Studio album by Miguelito
- Released: January 28, 2008
- Recorded: 2007–2008
- Genre: Reggaeton
- Label: El Cartel; Machete;

Miguelito chronology
| Más Grande Que Tú (2006) | El Heredero (2008) | Los Pitchers (2010) |

Singles from El Heredero
- "La Escuela (Mi Primer Amor)" Released: 2007; "Mochila De Amor" Released: 2007; "Al Son Del Boom" Released: 2008;

= El Heredero =

El Heredero is the second studio album by Puerto Rican reggaeton singer Miguelito. Some of the reggaeton artists that accompany him on his album are Divino, Randy, Gol2 and Daddy Yankee. This album was the Best Latin Children Album in the 2008 Latin Grammy Awards.

== Promotion ==
The first single from the album was "La Escuela", whose video was shot in the classrooms of the Antilles Military Academy in Trujillo Alto under the direction of David Impelluso. Under the direction of Georgia Rivera and the photography of Rafy Molinary, Miguelito recorded the video for the single "Mochila de Amor", which he performs alongside Divino.

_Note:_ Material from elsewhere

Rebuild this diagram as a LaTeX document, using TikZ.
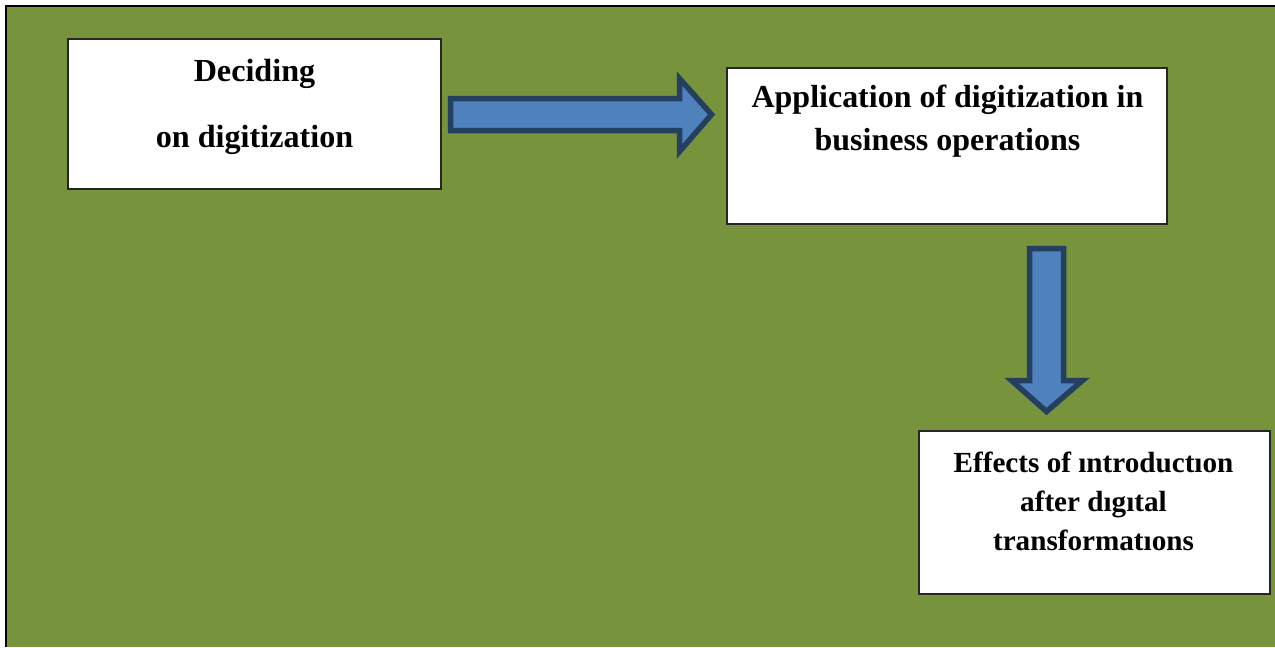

The style of this song is based on bachata and reggaeton. "Al Son Del Boom" featuring Daddy Yankee, was the last single, a "vacilón" song that, according to the young singer, encourages those who are at home to "turn on the radio and dance".

==Track listing==

| # | Title | Producer(s) | Length |
|---|---|---|---|
| 1 | "Intro" | Luis Colon "Hednocker" | 0:57 |
| 2 | "Game Over" | Miguel Marquez "Escobar"; Raul Santiago "Raidy" Luis Almonte; | 2:52 |
| 3 | "La Escuela (Mi Primer Amor)" | Miguel Marquez "Escobar"; Raul Santiago "Raidy"; | 3:14 |
| 4 | "Al Son Del Boom" (featuring Daddy Yankee) | Luis Almonte | 3:38 |
| 5 | "El Maltrato" | Luis Almonte | 3:15 |
| 6 | "Mochila De Amor" (featuring Divino) | Mambo Kingz | 3:20 |
| 7 | "Li'l Boss" | Miguel Marquez "Escobar" Andres Arroyo "Zoprano" | 3:05 |
| 8 | "Ella Quiere Mambo" | Luis Almonte | 3:27 |
| 9 | "Asi Sere" | Armando Rosario "Diesel" | 3:59 |
| 10 | "Quieren Ser Como Miguel" | Oscar Lebron "Kalin" | 3:27 |
| 11 | "Put Your Hands Up" | Paul Irizarry "Echo"; Michael Colon "Effect-O"; | 3:42 |
| 12 | "Lola" (featuring Goldo Flow) | Urba & Monserrate | 3:10 |
| 13 | "Kakoteo" (featuring La Sista) | Rafael Urbaez "Mercenario" | 3:33 |
| 14 | "Como Un Niño" | Paul Almonte; Luis Almonte; | 2:45 |
| 15 | "Tranquilo Huey (Remix)" (featuring Randy) | Raymond Diaz "Memo" | 3:28 |
| 16 | "Montala (Spanglish Remix)" | Raymond Diaz "Memo" | 3:07 |

==Charts==

| Chart (2008) | Peak position |
|---|---|
| US Latin Rhythm Albums (Billboard) | 10 |

== Awards ==
On November 13, 2008, El Heredero won a Latin Grammy Award for Best Latin Children Album. The Dominican-Puerto Rican singer Miguelito became the youngest recipient in the history of the Latin Grammy Awards.